С мамой он тоже не разговаривал, поэтому единственным ее развлечением стало радио. Как она однажды призналась мне в минуту откровенности, радио она предпочла бы даже двум чашкам кофе. По утрам, когда я собирался в школу, мама приподнималась на подушке и напряженно вслушивалась в замирающие голоса внешнего мира, которые пополам с шипением и треском доносил до нее старенький транзистор с полудохлыми батарейками.
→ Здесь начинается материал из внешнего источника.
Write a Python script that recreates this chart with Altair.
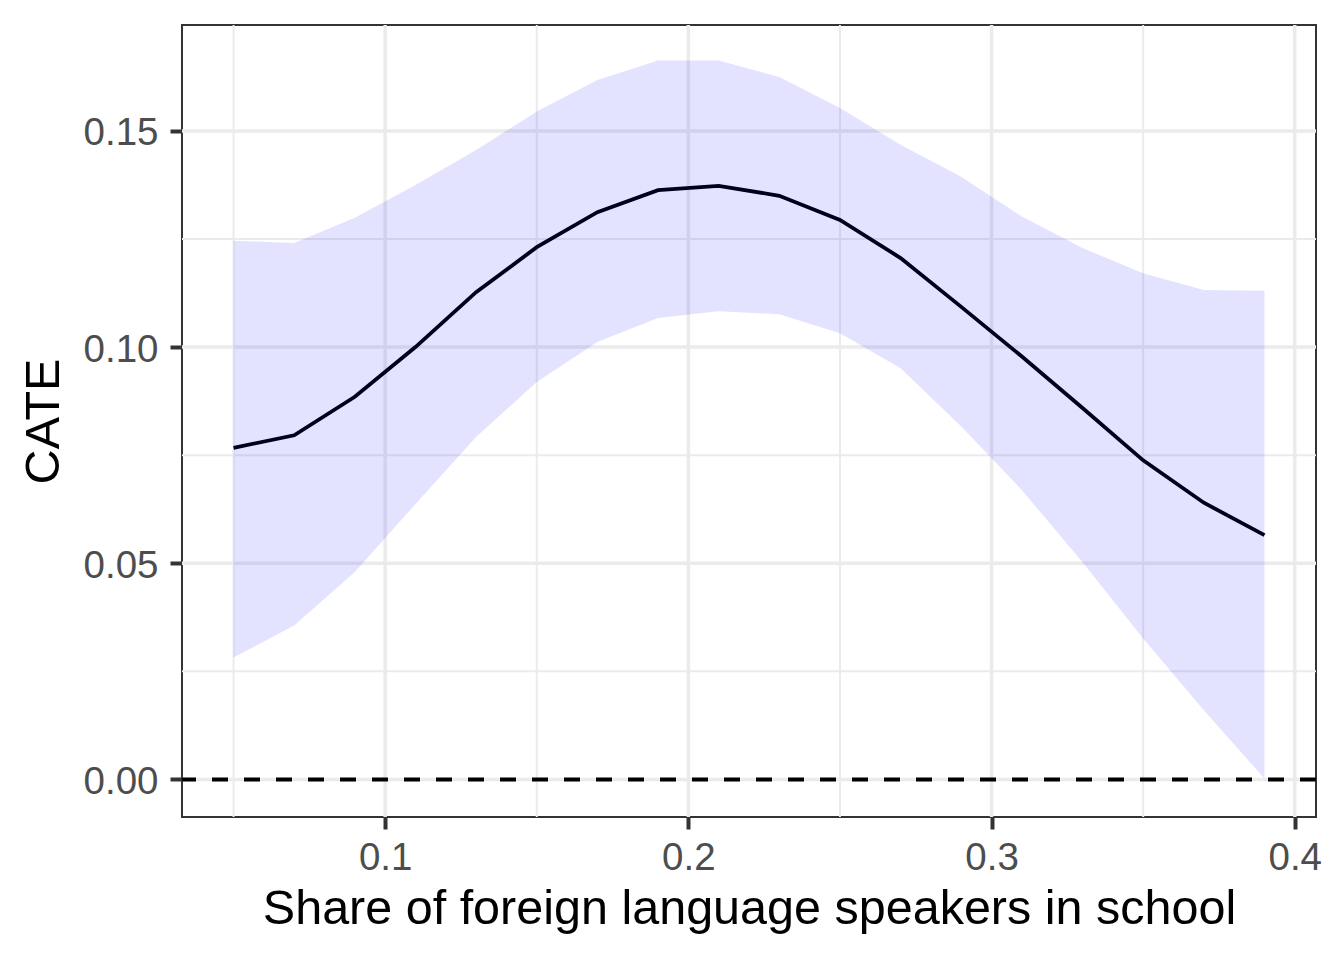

По утрам радио обычно передавало интервью с разными знаменитостями, которые вел какой-то общительный журналист с мягким, обворожительным голосом, задававший бесчисленное количество риторических вопросов и злоупотреблявший оборотами типа «вы-ведь-и-сами-это-знаете-не-так-ли?» или «я-никогда-не-слышал-ничего-подобного-а-вы?». Довольно скоро у мамы появилась привычка отвечать на эти вопросы: продолжая опираться на подушки, она наклонялась к приемнику поближе и говорила, говорила в черный динамик, раздельно и четко произнося каждое слово, словно это был слуховой аппарат полуглухой близкой подруги.
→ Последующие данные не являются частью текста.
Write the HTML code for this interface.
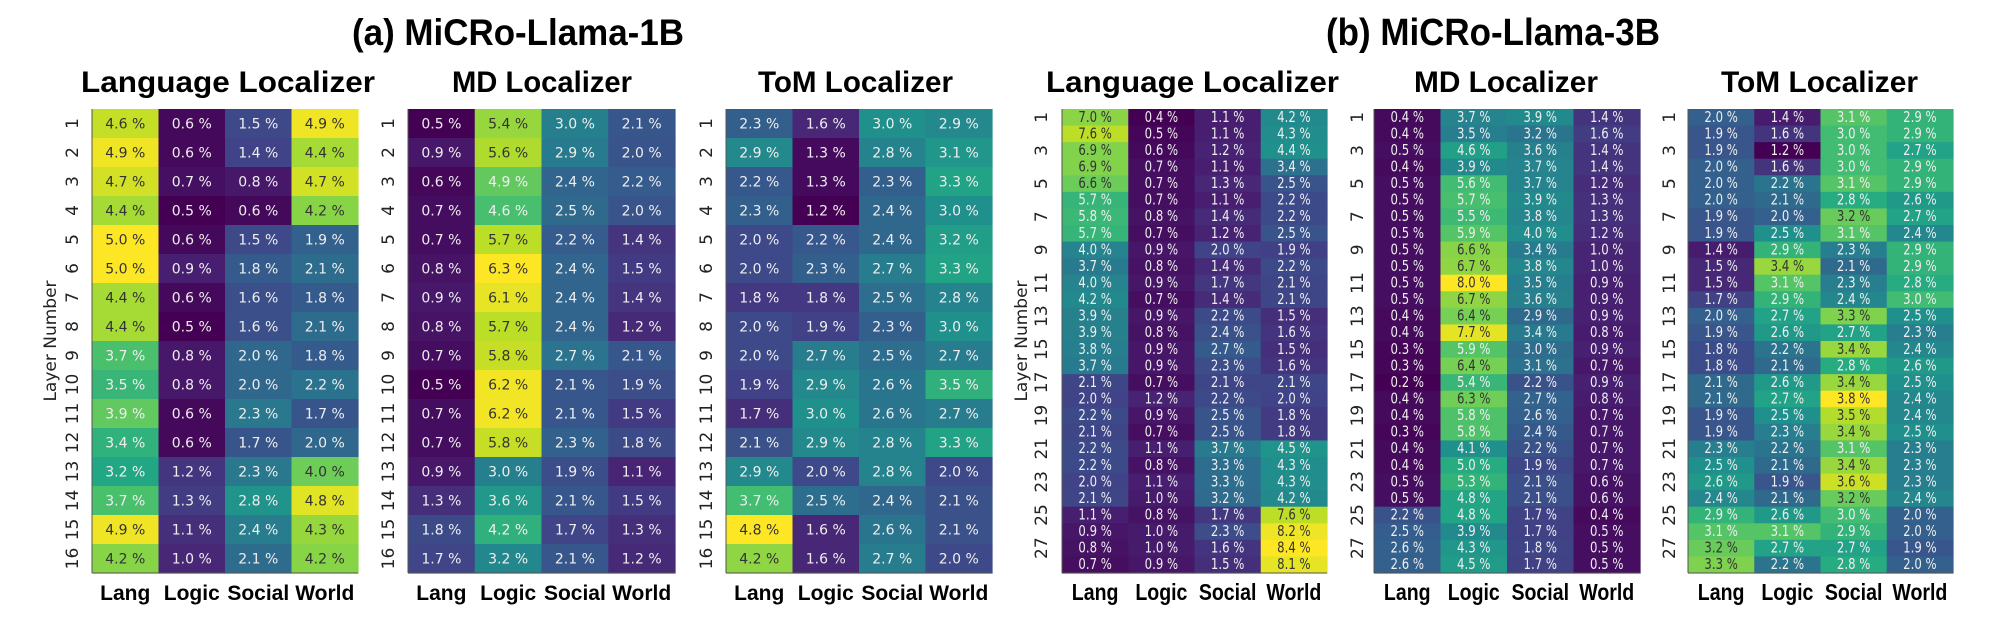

Под мамины беседы с радиоприемником и папино молчание, отдававшее холодом остывшего вдохновения, я выходил из дома, присоединяясь к редким цепочкам других школьников, спешивших навстречу новому дню. О своих родителях я никому не рассказывал и даже бровью не повел, когда во время урока Закона Божьего брат Магуайр встал перед всем классом и велел всем мальчикам закрыть глаза и думать, думать изо всех сил о «вся исполняющем» Святом Духе и о той роли, которую Он играет в нашей повседневной жизни.
8
Исабель все так же жила на своем тихом острове, но со временем она начинала чувствовать себя заложницей своего поступка. Отчего-то ей казалось, что причиной болезни брата стал ее танец. Каждый день после школы она спешила домой, чтобы немного посидеть с Шоном. Мальчуган днями напролет лежал под несколькими шерстяными одеялами в маленькой сырой спальне, безучастно глядя в потолок – один в белой пустыне последствий внезапного приступа, который ни с того ни с сего приуготовила для него судьба. Музыка, которая когда-то наполняла его до краев, исчезла без следа; Бог водил теперь чьей-то чужой рукой, и Шон был погружен в мрачное молчание, словно заброшенный музыкальный инструмент. Он даже ел с большим трудом и без аппетита, капая жидкой, протертой пищей на детский льняной слюнявчик, который повязала ему на грудь мать. После еды Шон снова откидывался на подушки и погружался в пучину молчания и тишины, не замечая сочувственно-скорбных лиц мужчин и женщин в промокших плащах и головных платках, которые время от времени заглядывали в спальню, не слыша над собой ни щелчков перебираемых четок, ни читаемых вполголоса молитв.